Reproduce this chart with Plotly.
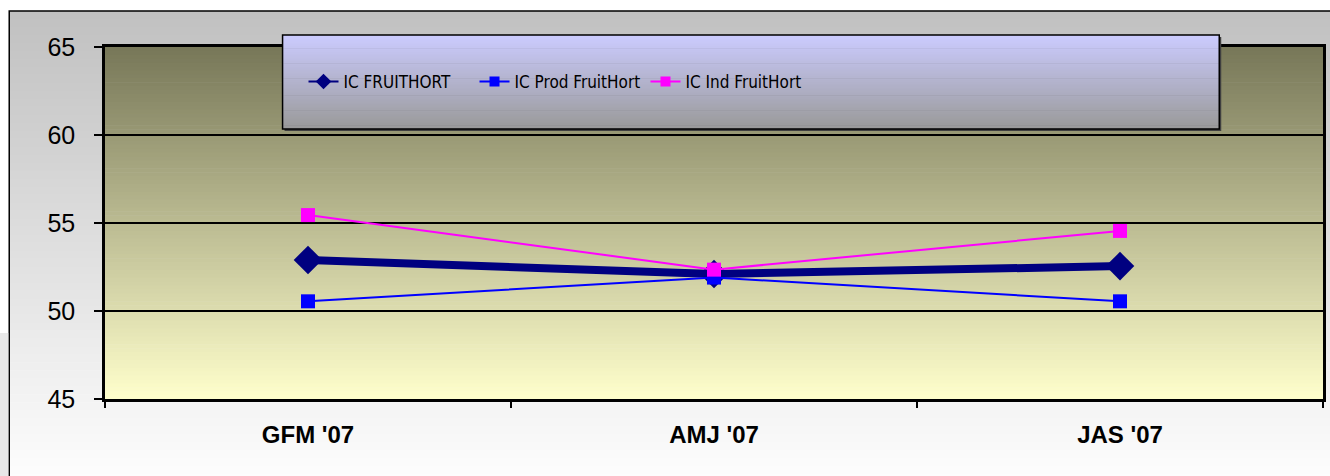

---

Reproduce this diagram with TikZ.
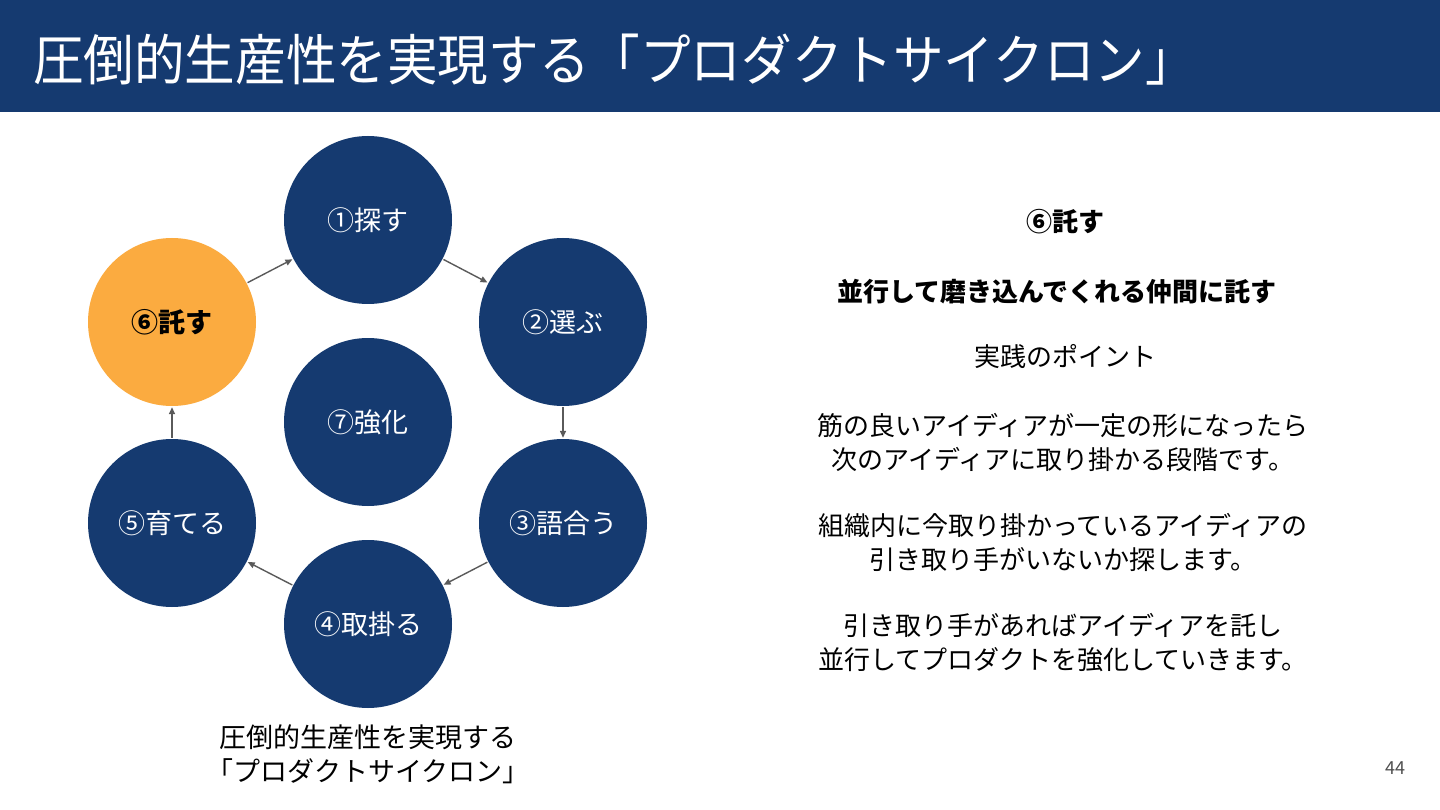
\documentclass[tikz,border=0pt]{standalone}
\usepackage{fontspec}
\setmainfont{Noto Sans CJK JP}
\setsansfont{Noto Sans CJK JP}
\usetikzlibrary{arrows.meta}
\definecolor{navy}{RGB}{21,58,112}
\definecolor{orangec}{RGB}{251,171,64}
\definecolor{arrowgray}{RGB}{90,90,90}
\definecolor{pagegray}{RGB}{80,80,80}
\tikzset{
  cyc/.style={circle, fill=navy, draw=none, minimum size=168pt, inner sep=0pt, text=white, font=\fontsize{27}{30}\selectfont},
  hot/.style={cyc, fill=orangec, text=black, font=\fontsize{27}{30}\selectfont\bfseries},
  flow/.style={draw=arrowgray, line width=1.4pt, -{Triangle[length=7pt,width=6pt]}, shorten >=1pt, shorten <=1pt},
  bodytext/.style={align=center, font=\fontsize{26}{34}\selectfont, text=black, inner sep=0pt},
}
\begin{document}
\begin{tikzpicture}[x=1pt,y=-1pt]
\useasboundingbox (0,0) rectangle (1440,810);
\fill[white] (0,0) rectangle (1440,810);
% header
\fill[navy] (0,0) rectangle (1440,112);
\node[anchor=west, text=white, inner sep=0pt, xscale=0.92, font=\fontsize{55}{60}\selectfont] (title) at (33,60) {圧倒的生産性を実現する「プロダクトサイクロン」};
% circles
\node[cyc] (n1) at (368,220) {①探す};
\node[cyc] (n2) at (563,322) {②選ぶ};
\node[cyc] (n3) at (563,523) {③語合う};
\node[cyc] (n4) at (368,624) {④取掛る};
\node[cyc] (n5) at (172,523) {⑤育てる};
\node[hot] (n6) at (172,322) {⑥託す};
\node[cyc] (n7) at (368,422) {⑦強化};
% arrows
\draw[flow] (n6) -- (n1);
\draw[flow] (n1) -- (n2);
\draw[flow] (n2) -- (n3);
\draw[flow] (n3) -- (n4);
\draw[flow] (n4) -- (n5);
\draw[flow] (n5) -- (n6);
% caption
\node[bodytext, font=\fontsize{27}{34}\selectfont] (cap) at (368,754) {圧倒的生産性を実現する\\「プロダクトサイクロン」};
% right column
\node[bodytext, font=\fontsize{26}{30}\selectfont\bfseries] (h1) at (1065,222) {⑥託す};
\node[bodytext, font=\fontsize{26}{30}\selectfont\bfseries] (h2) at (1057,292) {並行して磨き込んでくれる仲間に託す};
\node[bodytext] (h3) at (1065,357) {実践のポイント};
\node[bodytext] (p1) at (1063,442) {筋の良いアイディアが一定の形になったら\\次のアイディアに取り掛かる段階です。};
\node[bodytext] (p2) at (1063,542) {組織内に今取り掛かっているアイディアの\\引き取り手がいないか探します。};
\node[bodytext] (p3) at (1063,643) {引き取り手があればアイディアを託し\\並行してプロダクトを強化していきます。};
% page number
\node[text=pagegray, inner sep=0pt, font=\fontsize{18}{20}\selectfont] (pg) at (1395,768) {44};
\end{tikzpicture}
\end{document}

# WRITTEN TASK:
Search the listing for the string "Reproduce". Copy each line where it turns up.

# THE RESULT:
Reproduce this chart with Plotly.
Reproduce this diagram with TikZ.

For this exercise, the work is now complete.